Gravity is a force that pulls objects toward each other. On Earth, it gives us our weight by pulling us towards the planet’s center. The force of gravity can be calculated using a formula that involves the gravitational constant, the mass of the Earth, and the distance from the center of the Earth. This is given by:

• \(F_{g} = G \frac{M_{Earth} m}{(R_{Earth} + h)^2}\)

Where:

• \(G\) is the gravitational constant (\(6.674 \times 10^{-11} \text{Nm}^2/\text{kg}^2\)).
• \(M_{Earth}\) is the mass of Earth (\(5.972 \times 10^{24} \text{kg}\)).
• \(m\) is the mass of the object being considered, which in this case is the water in Lake Superior.
• \(R_{Earth}\) is the average radius of Earth.
• \(h\) is the height above Earth's surface, though it's often negligible.

Gravity acts towards Earth's center, counteracting the outward centrifugal force caused by Earth's rotation.

The rotational speed of Earth decreases as one moves from the equator to the poles. This is why the speed is not uniform everywhere on the planet. At the equator, Earth rotates at nearly 1670 km/h. This speed can be adjusted for other latitudes using:

• \(v = v_{\mathrm{equator}} \times \cos(latitude)\)

Here, \(v_{\mathrm{equator}}\) is the speed at the equator, and \(\cos(latitude)\) adjusts this speed for any given latitude. At Lake Superior’s latitude of \(47^{\circ}\), this formula helps find the local rotational speed. It's then converted into radians per second for calculations involving centrifugal force. The steps include:

• Converting km/h to meters per second using \(\frac{1000}{3600}\).
• Converting to radians per second using \(\frac{2 \pi}{24 \times 3600}\).

This allows one to work comfortably within the system used in physics formulas.

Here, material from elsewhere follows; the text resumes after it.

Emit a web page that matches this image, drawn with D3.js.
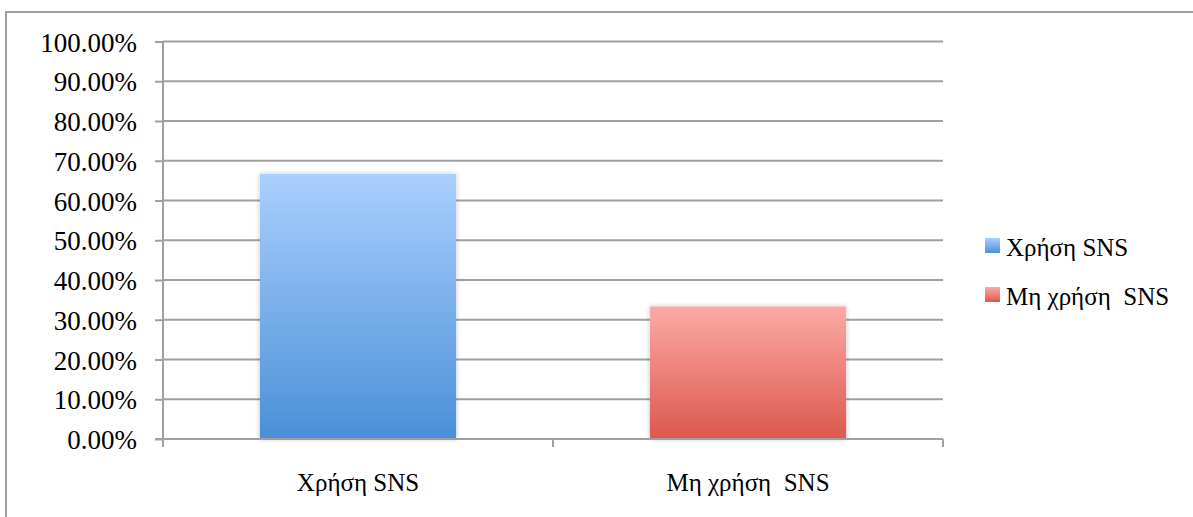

When calculating how much the center of a lake is "depressed" or pushed down due to Earth's rotation, we primarily deal with centrifugal force. Centrifugal force acts outward from Earth's axis of rotation. It can make the lake's center appear lower than the shore. The formula used is:

• \(d = \frac{F_{c}}{F_{ge}} \times r\)

In this formula:

• \(d\) is the depth of depression.
• \(F_{c}\) is the centrifugal force (calculated from rotational speed, mass, and lake radius).
• \(F_{ge}\) is the effective gravitational force (the net force considering both gravity and the outward centrifuge effect).
• \(r\) is the lake's radius.

By putting calculated values of forces into this formula, you can discover the depth by which the lake's center dips compared to the shoreline. Understanding how different forces affect physical geography gives insight into natural phenomena.